**Directions**
Return the listing below unchanged, minus its pictures.

**Data section**
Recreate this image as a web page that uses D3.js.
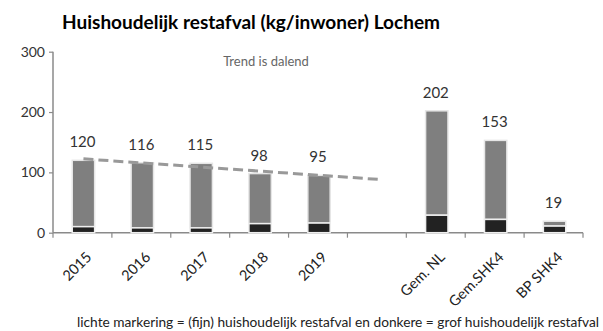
<!DOCTYPE html>
<html>
<head>
<meta charset="utf-8">
<script src="https://cdn.jsdelivr.net/npm/d3@7/dist/d3.min.js"></script>
<style>
  html, body { margin: 0; padding: 0; background: #fff; }
  svg { display: block; font-family: Lato, "Open Sans", sans-serif; }
</style>
</head>
<body>
<svg id="chart" width="603" height="331"></svg>
<script>
// Categories along the x axis (empty slot separates the years from the benchmarks)
const categories = ["2015", "2016", "2017", "2018", "2019", "", "Gem. NL", "Gem.SHK4", "BP SHK4"];
// Total household residual waste per inhabitant (kg)
const totals = [120, 116, 115, 98, 95, null, 202, 153, 19];
// Bulky (grof) part of the total (kg)
const grof = [10, 8, 8, 15, 16, null, 29, 22, 11];
// Y axis ticks
const yTicks = [0, 100, 200, 300];
// Years used for the trend line
const trendYears = ["2015", "2016", "2017", "2018", "2019"];

const svg = d3.select("#chart");

const x = d3.scaleBand().domain(categories).range([53, 583]).padding(0);
const y = d3.scaleLinear().domain([0, 300]).range([232.7, 51.7]);

const barW = x.bandwidth() * 0.38;
const cx = c => x(c) + x.bandwidth() / 2 + 1;

// Title
svg.append("text")
  .attr("x", 62).attr("y", 29)
  .attr("font-size", 18.5).attr("font-weight", "bold").attr("fill", "#000")
  .attr("textLength", 378).attr("lengthAdjust", "spacingAndGlyphs")
  .text("Huishoudelijk restafval (kg/inwoner) Lochem");

// Y axis
const yAxis = svg.append("g").attr("transform", "translate(53,0)")
  .call(d3.axisLeft(y).tickValues(yTicks).tickSize(4).tickPadding(4));
yAxis.select(".domain").attr("stroke", "#8a8a8a").attr("stroke-width", 1.5)
  .attr("d", `M0,${y(300)}V${y(0)}`);
yAxis.selectAll(".tick line").attr("stroke", "#8a8a8a").attr("stroke-width", 1.2);
yAxis.selectAll(".tick text").attr("font-size", 14).attr("fill", "#333")
  .attr("font-family", "Lato, 'Open Sans', sans-serif");

// X axis line and ticks at band boundaries
const xBounds = categories.map(c => x(c)).concat([x.range()[1]]);
svg.append("line")
  .attr("x1", 53).attr("x2", 583).attr("y1", y(0)).attr("y2", y(0))
  .attr("stroke", "#8a8a8a").attr("stroke-width", 1.5);
svg.selectAll(".xtick").data(xBounds).join("line")
  .attr("class", "xtick")
  .attr("x1", d => d).attr("x2", d => d)
  .attr("y1", y(0)).attr("y2", y(0) + 5)
  .attr("stroke", "#8a8a8a").attr("stroke-width", 1.2);

// Rotated category labels
svg.selectAll(".xlabel").data(categories.filter(c => c !== "")).join("text")
  .attr("class", "xlabel")
  .attr("transform", c => `translate(${cx(c) + 9},258) rotate(-45)`)
  .attr("text-anchor", "end")
  .attr("font-size", 14.5).attr("fill", "#222")
  .text(c => c);

// Stacked bars: dark = grof, light = fijn
const rows = categories.map((c, i) => ({ c, total: totals[i], grof: grof[i] }))
  .filter(d => d.total != null);

svg.selectAll(".fijn").data(rows).join("rect")
  .attr("class", "fijn")
  .attr("x", d => cx(d.c) - barW / 2)
  .attr("width", barW)
  .attr("y", d => y(d.total))
  .attr("height", d => y(d.grof) - y(d.total))
  .attr("fill", "#7f7f7f")
  .attr("stroke", "#e6e6e6").attr("stroke-width", 1.5);

svg.selectAll(".grof").data(rows).join("rect")
  .attr("class", "grof")
  .attr("x", d => cx(d.c) - barW / 2)
  .attr("width", barW)
  .attr("y", d => y(d.grof))
  .attr("height", d => y(0) - y(d.grof))
  .attr("fill", "#222")
  .attr("stroke", "#eeeeee").attr("stroke-width", 1.5);

// Value labels
svg.selectAll(".val").data(rows).join("text")
  .attr("class", "val")
  .attr("x", d => cx(d.c) - 1)
  .attr("y", d => y(d.total) - 13)
  .attr("text-anchor", "middle")
  .attr("font-size", 15).attr("fill", "#333")
  .text(d => d.total);

// Linear trend over the years, extended into the next slot
const pts = trendYears.map((c, i) => [i, totals[categories.indexOf(c)]]);
const mx = d3.mean(pts, p => p[0]), my = d3.mean(pts, p => p[1]);
const slope = d3.sum(pts, p => (p[0] - mx) * (p[1] - my)) / d3.sum(pts, p => (p[0] - mx) ** 2);
const icpt = my - slope * mx;
const trendEnd = categories.indexOf("");
const trendPts = [0, trendEnd].map(i => [cx(categories[i]), y(icpt + slope * i)]);

svg.append("path")
  .attr("d", d3.line()(trendPts))
  .attr("fill", "none")
  .attr("stroke", "#999").attr("stroke-width", 3)
  .attr("stroke-dasharray", "10,5");

svg.append("text")
  .attr("x", 266).attr("y", 66)
  .attr("text-anchor", "middle")
  .attr("font-size", 13).attr("fill", "#666")
  .text("Trend is dalend");

// Footnote
svg.append("text")
  .attr("x", 77).attr("y", 327)
  .attr("font-size", 12.5).attr("fill", "#222")
  .attr("textLength", 522).attr("lengthAdjust", "spacingAndGlyphs")
  .text("lichte markering = (fijn) huishoudelijk restafval en donkere = grof huishoudelijk restafval");
</script>
</body>
</html>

**Response to this task**
Recreate this image as a web page that uses D3.js.
<!DOCTYPE html>
<html>
<head>
<meta charset="utf-8">
<script src="https://cdn.jsdelivr.net/npm/d3@7/dist/d3.min.js"></script>
<style>
  html, body { margin: 0; padding: 0; background: #fff; }
  svg { display: block; font-family: Lato, "Open Sans", sans-serif; }
</style>
</head>
<body>
<svg id="chart" width="603" height="331"></svg>
<script>
// Categories along the x axis (empty slot separates the years from the benchmarks)
const categories = ["2015", "2016", "2017", "2018", "2019", "", "Gem. NL", "Gem.SHK4", "BP SHK4"];
// Total household residual waste per inhabitant (kg)
const totals = [120, 116, 115, 98, 95, null, 202, 153, 19];
// Bulky (grof) part of the total (kg)
const grof = [10, 8, 8, 15, 16, null, 29, 22, 11];
// Y axis ticks
const yTicks = [0, 100, 200, 300];
// Years used for the trend line
const trendYears = ["2015", "2016", "2017", "2018", "2019"];

const svg = d3.select("#chart");

const x = d3.scaleBand().domain(categories).range([53, 583]).padding(0);
const y = d3.scaleLinear().domain([0, 300]).range([232.7, 51.7]);

const barW = x.bandwidth() * 0.38;
const cx = c => x(c) + x.bandwidth() / 2 + 1;

// Title
svg.append("text")
  .attr("x", 62).attr("y", 29)
  .attr("font-size", 18.5).attr("font-weight", "bold").attr("fill", "#000")
  .attr("textLength", 378).attr("lengthAdjust", "spacingAndGlyphs")
  .text("Huishoudelijk restafval (kg/inwoner) Lochem");

// Y axis
const yAxis = svg.append("g").attr("transform", "translate(53,0)")
  .call(d3.axisLeft(y).tickValues(yTicks).tickSize(4).tickPadding(4));
yAxis.select(".domain").attr("stroke", "#8a8a8a").attr("stroke-width", 1.5)
  .attr("d", `M0,${y(300)}V${y(0)}`);
yAxis.selectAll(".tick line").attr("stroke", "#8a8a8a").attr("stroke-width", 1.2);
yAxis.selectAll(".tick text").attr("font-size", 14).attr("fill", "#333")
  .attr("font-family", "Lato, 'Open Sans', sans-serif");

// X axis line and ticks at band boundaries
const xBounds = categories.map(c => x(c)).concat([x.range()[1]]);
svg.append("line")
  .attr("x1", 53).attr("x2", 583).attr("y1", y(0)).attr("y2", y(0))
  .attr("stroke", "#8a8a8a").attr("stroke-width", 1.5);
svg.selectAll(".xtick").data(xBounds).join("line")
  .attr("class", "xtick")
  .attr("x1", d => d).attr("x2", d => d)
  .attr("y1", y(0)).attr("y2", y(0) + 5)
  .attr("stroke", "#8a8a8a").attr("stroke-width", 1.2);

// Rotated category labels
svg.selectAll(".xlabel").data(categories.filter(c => c !== "")).join("text")
  .attr("class", "xlabel")
  .attr("transform", c => `translate(${cx(c) + 9},258) rotate(-45)`)
  .attr("text-anchor", "end")
  .attr("font-size", 14.5).attr("fill", "#222")
  .text(c => c);

// Stacked bars: dark = grof, light = fijn
const rows = categories.map((c, i) => ({ c, total: totals[i], grof: grof[i] }))
  .filter(d => d.total != null);

svg.selectAll(".fijn").data(rows).join("rect")
  .attr("class", "fijn")
  .attr("x", d => cx(d.c) - barW / 2)
  .attr("width", barW)
  .attr("y", d => y(d.total))
  .attr("height", d => y(d.grof) - y(d.total))
  .attr("fill", "#7f7f7f")
  .attr("stroke", "#e6e6e6").attr("stroke-width", 1.5);

svg.selectAll(".grof").data(rows).join("rect")
  .attr("class", "grof")
  .attr("x", d => cx(d.c) - barW / 2)
  .attr("width", barW)
  .attr("y", d => y(d.grof))
  .attr("height", d => y(0) - y(d.grof))
  .attr("fill", "#222")
  .attr("stroke", "#eeeeee").attr("stroke-width", 1.5);

// Value labels
svg.selectAll(".val").data(rows).join("text")
  .attr("class", "val")
  .attr("x", d => cx(d.c) - 1)
  .attr("y", d => y(d.total) - 13)
  .attr("text-anchor", "middle")
  .attr("font-size", 15).attr("fill", "#333")
  .text(d => d.total);

// Linear trend over the years, extended into the next slot
const pts = trendYears.map((c, i) => [i, totals[categories.indexOf(c)]]);
const mx = d3.mean(pts, p => p[0]), my = d3.mean(pts, p => p[1]);
const slope = d3.sum(pts, p => (p[0] - mx) * (p[1] - my)) / d3.sum(pts, p => (p[0] - mx) ** 2);
const icpt = my - slope * mx;
const trendEnd = categories.indexOf("");
const trendPts = [0, trendEnd].map(i => [cx(categories[i]), y(icpt + slope * i)]);

svg.append("path")
  .attr("d", d3.line()(trendPts))
  .attr("fill", "none")
  .attr("stroke", "#999").attr("stroke-width", 3)
  .attr("stroke-dasharray", "10,5");

svg.append("text")
  .attr("x", 266).attr("y", 66)
  .attr("text-anchor", "middle")
  .attr("font-size", 13).attr("fill", "#666")
  .text("Trend is dalend");

// Footnote
svg.append("text")
  .attr("x", 77).attr("y", 327)
  .attr("font-size", 12.5).attr("fill", "#222")
  .attr("textLength", 522).attr("lengthAdjust", "spacingAndGlyphs")
  .text("lichte markering = (fijn) huishoudelijk restafval en donkere = grof huishoudelijk restafval");
</script>
</body>
</html>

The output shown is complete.